(Plotting code records)
"""

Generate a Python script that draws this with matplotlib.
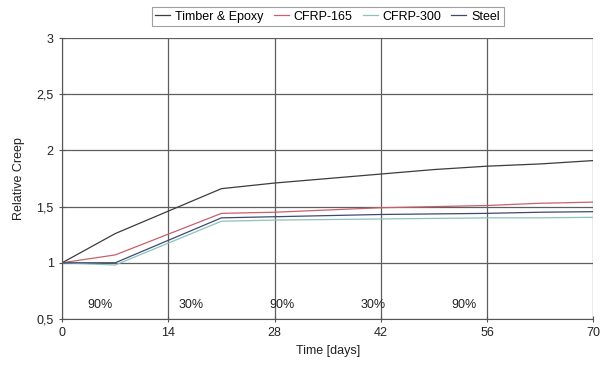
import matplotlib
matplotlib.use("Agg")
import matplotlib.pyplot as plt
from matplotlib.ticker import FuncFormatter

# time in days
days = [0, 7, 21, 28, 35, 42, 49, 56, 63, 70]

timber_epoxy = [1.00, 1.26, 1.66, 1.71, 1.75, 1.79, 1.83, 1.86, 1.88, 1.91]
cfrp_165 = [1.00, 1.07, 1.44, 1.45, 1.47, 1.49, 1.50, 1.51, 1.53, 1.54]
cfrp_300 = [1.00, 0.98, 1.37, 1.38, 1.385, 1.39, 1.395, 1.40, 1.40, 1.405]
steel = [1.00, 1.00, 1.40, 1.41, 1.42, 1.43, 1.435, 1.44, 1.45, 1.455]

load_labels = ["90%", "30%", "90%", "30%", "90%"]
load_label_days = [5, 17, 29, 41, 53]

plt.rcParams['font.family'] = ['Liberation Sans', 'DejaVu Sans']

fig = plt.figure(figsize=(6.09, 3.67), dpi=100)
ax = fig.add_axes([0.102, 0.131, 0.872, 0.765])

ax.plot(days, timber_epoxy, color="#3c3c3c", lw=0.9, label="Timber & Epoxy")
ax.plot(days, cfrp_165, color="#c8606e", lw=0.9, label="CFRP-165")
ax.plot(days, cfrp_300, color="#8cc4b8", lw=0.9, label="CFRP-300")
ax.plot(days, steel, color="#3e4a72", lw=0.9, label="Steel")

for d, txt in zip(load_label_days, load_labels):
    ax.text(d, 0.62, txt, ha="center", va="center", fontsize=9, color="#222222")

ax.set_xlim(0, 70)
ax.set_ylim(0.5, 3)
ax.set_xticks([0, 14, 28, 42, 56, 70])
ax.set_yticks([0.5, 1, 1.5, 2, 2.5, 3])
ax.yaxis.set_major_formatter(FuncFormatter(lambda v, p: f"{v:g}".replace(".", ",")))
ax.grid(True, color="#5e5e5e", lw=0.9)
ax.set_axisbelow(True)
for s in ["top", "right"]:
    ax.spines[s].set_visible(False)
for s in ["left", "bottom"]:
    ax.spines[s].set_color("#555555")
ax.tick_params(direction="inout", length=5, width=0.8, color="#555555", labelsize=9, labelcolor="#222222")

ax.set_xlabel("Time [days]", fontsize=9, color="#222222", labelpad=4)
ax.set_ylabel("Relative Creep", fontsize=9, color="#222222", labelpad=8)

leg = ax.legend(loc="lower center", bbox_to_anchor=(0.5, 1.02), ncol=4, fontsize=9,
                frameon=True, fancybox=False, edgecolor="#888888", handlelength=1.2,
                handletextpad=0.4, columnspacing=0.8, borderpad=0.3)
leg.get_frame().set_linewidth(0.8)

fig.savefig("out.png", dpi=100)
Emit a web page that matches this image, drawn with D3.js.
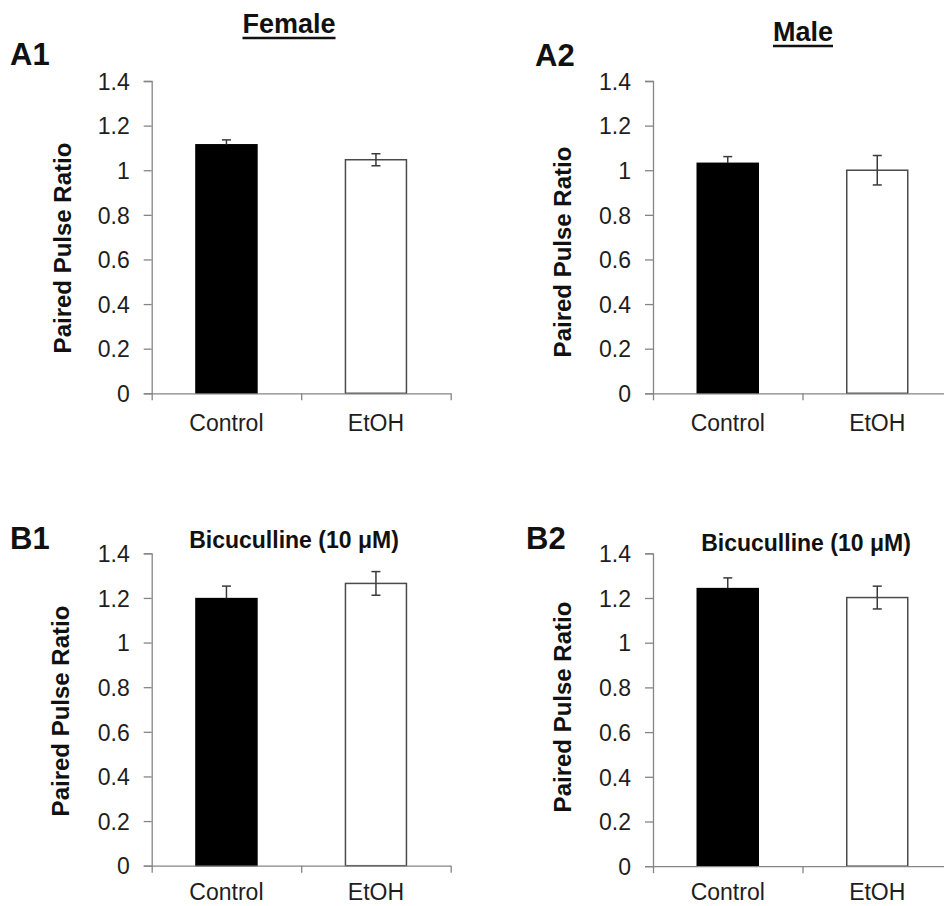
<!DOCTYPE html>
<html>
<head>
<meta charset="utf-8">
<script src="https://cdn.jsdelivr.net/npm/d3@7"></script>
<style>
  html, body { margin: 0; padding: 0; background: #fff; }
  svg { display: block; }
  text { font-family: "Liberation Sans", Arial, sans-serif; }
</style>
</head>
<body>
<svg id="chart" width="944" height="906"></svg>
<script>
// ---- Data ----
const categories = ["Control", "EtOH"];
const yTicks = [0, 0.2, 0.4, 0.6, 0.8, 1, 1.2, 1.4];

const femaleMeans = [1.114, 1.047];
const femaleErrors = [0.022, 0.027];

const maleMeans = [1.031, 1.0];
const maleErrors = [0.030, 0.066];

const femaleBicMeans = [1.197, 1.265];
const femaleBicErrors = [0.056, 0.053];

const maleBicMeans = [1.242, 1.202];
const maleBicErrors = [0.048, 0.051];

const panelLabels = ["A1", "A2", "B1", "B2"];
const panelTitles = ["Female", "Male", "Bicuculline (10 \u03BCM)", "Bicuculline (10 \u03BCM)"];
const yAxisTitle = "Paired Pulse Ratio";
const barFills = ["#000000", "#ffffff"];

// ---- Layout ----
const svg = d3.select("#chart");
const axisColor = "#858585";
const panels = [
  { means: femaleMeans, errs: femaleErrors, x0: 151.7, yTop: 81, yZero: 393.3, catDy: 37.5,
    label: { x: 10, y: 65 }, title: { x: 289, y: 33, underline: true, size: 27 },
    yt: { x: 71, y: 248 } },
  { means: maleMeans, errs: maleErrors, x0: 653, yTop: 81, yZero: 393.3, catDy: 37.5,
    label: { x: 535, y: 66 }, title: { x: 803, y: 41, underline: true, size: 27 },
    yt: { x: 571, y: 252 } },
  { means: femaleBicMeans, errs: femaleBicErrors, x0: 151.7, yTop: 553.3, yZero: 865.7, catDy: 34,
    label: { x: 10, y: 549 }, title: { x: 294, y: 548, underline: false, size: 23 },
    yt: { x: 68.5, y: 711 } },
  { means: maleBicMeans, errs: maleBicErrors, x0: 653, yTop: 553.3, yZero: 866.2, catDy: 33.5,
    label: { x: 526, y: 549 }, title: { x: 806, y: 551, underline: false, size: 23 },
    yt: { x: 571, y: 707 } }
];
const axisW = 299;

panels.forEach((p, i) => {
  const g = svg.append("g");
  const y = d3.scaleLinear().domain([0, 1.4]).range([p.yZero, p.yTop]);
  const x = d3.scaleBand().domain(categories).range([p.x0, p.x0 + axisW]).paddingInner(0.592).paddingOuter(0.296);
  const xEdges = d3.scaleLinear().domain([0, categories.length]).range([p.x0, p.x0 + axisW]);

  // Bars
  g.selectAll("rect.bar").data(categories).join("rect")
    .attr("class", "bar")
    .attr("x", d => x(d))
    .attr("width", x.bandwidth())
    .attr("y", (d, j) => y(p.means[j]))
    .attr("height", (d, j) => y(0) - y(p.means[j]))
    .attr("fill", (d, j) => barFills[j])
    .attr("stroke", (d, j) => j === 0 ? "#000" : "#4a4a4a")
    .attr("stroke-width", 1.5);

  // Y axis
  const yAxis = d3.axisLeft(y).tickValues(yTicks).tickSize(8).tickPadding(14)
    .tickFormat(d3.format("~g"));
  const ya = g.append("g").attr("transform", `translate(${p.x0},0)`).call(yAxis);
  ya.select(".domain").attr("stroke", axisColor).attr("stroke-width", 1.3);
  ya.selectAll(".tick line").attr("stroke", axisColor).attr("stroke-width", 1.3);
  ya.selectAll(".tick text").attr("font-size", 23).attr("fill", "#1e1e1e")
    .attr("font-family", "'Liberation Sans', Arial, sans-serif").attr("dy", "0.36em");

  // X axis (ticks at category boundaries)
  const xAxis = d3.axisBottom(xEdges).tickValues(d3.range(categories.length + 1))
    .tickSize(7).tickSizeOuter(0).tickFormat("");
  const xa = g.append("g").attr("transform", `translate(0,${p.yZero})`).call(xAxis);
  xa.select(".domain").attr("stroke", axisColor).attr("stroke-width", 1.3);
  xa.selectAll(".tick line").attr("stroke", axisColor).attr("stroke-width", 1.3);

  // Category labels
  g.selectAll("text.cat").data(categories).join("text")
    .attr("class", "cat")
    .attr("x", d => x(d) + x.bandwidth() / 2)
    .attr("y", p.yZero + p.catDy)
    .attr("text-anchor", "middle")
    .attr("font-size", 23)
    .attr("fill", "#1e1e1e")
    .text(d => d);

  // Error bars (lower half hidden inside the black bar, as in the original)
  const capW = 9;
  const eb = g.selectAll("g.err").data(categories).join("g").attr("class", "err")
    .attr("stroke-width", 1.5);
  const cx = d => x(d) + x.bandwidth() / 2;
  eb.append("line")
    .attr("stroke", "#3a3a3a")
    .attr("x1", cx).attr("x2", cx)
    .attr("y1", (d, j) => y(p.means[j])).attr("y2", (d, j) => y(p.means[j] + p.errs[j]));
  eb.append("line")
    .attr("stroke", (d, j) => j === 0 ? "#000" : "#3a3a3a")
    .attr("x1", cx).attr("x2", cx)
    .attr("y1", (d, j) => y(p.means[j] - p.errs[j])).attr("y2", (d, j) => y(p.means[j]));
  eb.append("line")
    .attr("stroke", "#3a3a3a")
    .attr("x1", d => cx(d) - capW / 2).attr("x2", d => cx(d) + capW / 2)
    .attr("y1", (d, j) => y(p.means[j] + p.errs[j])).attr("y2", (d, j) => y(p.means[j] + p.errs[j]));
  eb.append("line")
    .attr("stroke", (d, j) => j === 0 ? "#000" : "#3a3a3a")
    .attr("x1", d => cx(d) - capW / 2).attr("x2", d => cx(d) + capW / 2)
    .attr("y1", (d, j) => y(p.means[j] - p.errs[j])).attr("y2", (d, j) => y(p.means[j] - p.errs[j]));

  // Y axis title
  svg.append("text")
    .attr("transform", `translate(${p.yt.x},${p.yt.y}) rotate(-90)`)
    .attr("text-anchor", "middle")
    .attr("font-size", 24)
    .attr("font-weight", "bold")
    .attr("fill", "#111")
    .text(yAxisTitle);

  // Panel label
  svg.append("text")
    .attr("x", p.label.x).attr("y", p.label.y)
    .attr("font-size", 31).attr("font-weight", "bold").attr("fill", "#111")
    .text(panelLabels[i]);

  // Panel title
  const t = svg.append("text")
    .attr("x", p.title.x).attr("y", p.title.y)
    .attr("text-anchor", "middle")
    .attr("font-size", p.title.size).attr("font-weight", "bold").attr("fill", "#111")
    .text(panelTitles[i]);
  if (p.title.underline) {
    const w = t.node().getComputedTextLength();
    svg.append("line")
      .attr("x1", p.title.x - w / 2).attr("x2", p.title.x + w / 2)
      .attr("y1", p.title.y + 5).attr("y2", p.title.y + 5)
      .attr("stroke", "#111").attr("stroke-width", 2.6);
  }
});
</script>
</body>
</html>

"""

▶ Objective
Start with the line that includes "Emit a web page" and finish with the line that includes "const yTicks = [0, 0.2, 0.4, 0.6, 0.8, 1, 1.2, 1.4];": reproduce those lines exactly, nothing before or after, and omit any pictures.

▶ Task output
Emit a web page that matches this image, drawn with D3.js.
<!DOCTYPE html>
<html>
<head>
<meta charset="utf-8">
<script src="https://cdn.jsdelivr.net/npm/d3@7"></script>
<style>
  html, body { margin: 0; padding: 0; background: #fff; }
  svg { display: block; }
  text { font-family: "Liberation Sans", Arial, sans-serif; }
</style>
</head>
<body>
<svg id="chart" width="944" height="906"></svg>
<script>
// ---- Data ----
const categories = ["Control", "EtOH"];
const yTicks = [0, 0.2, 0.4, 0.6, 0.8, 1, 1.2, 1.4];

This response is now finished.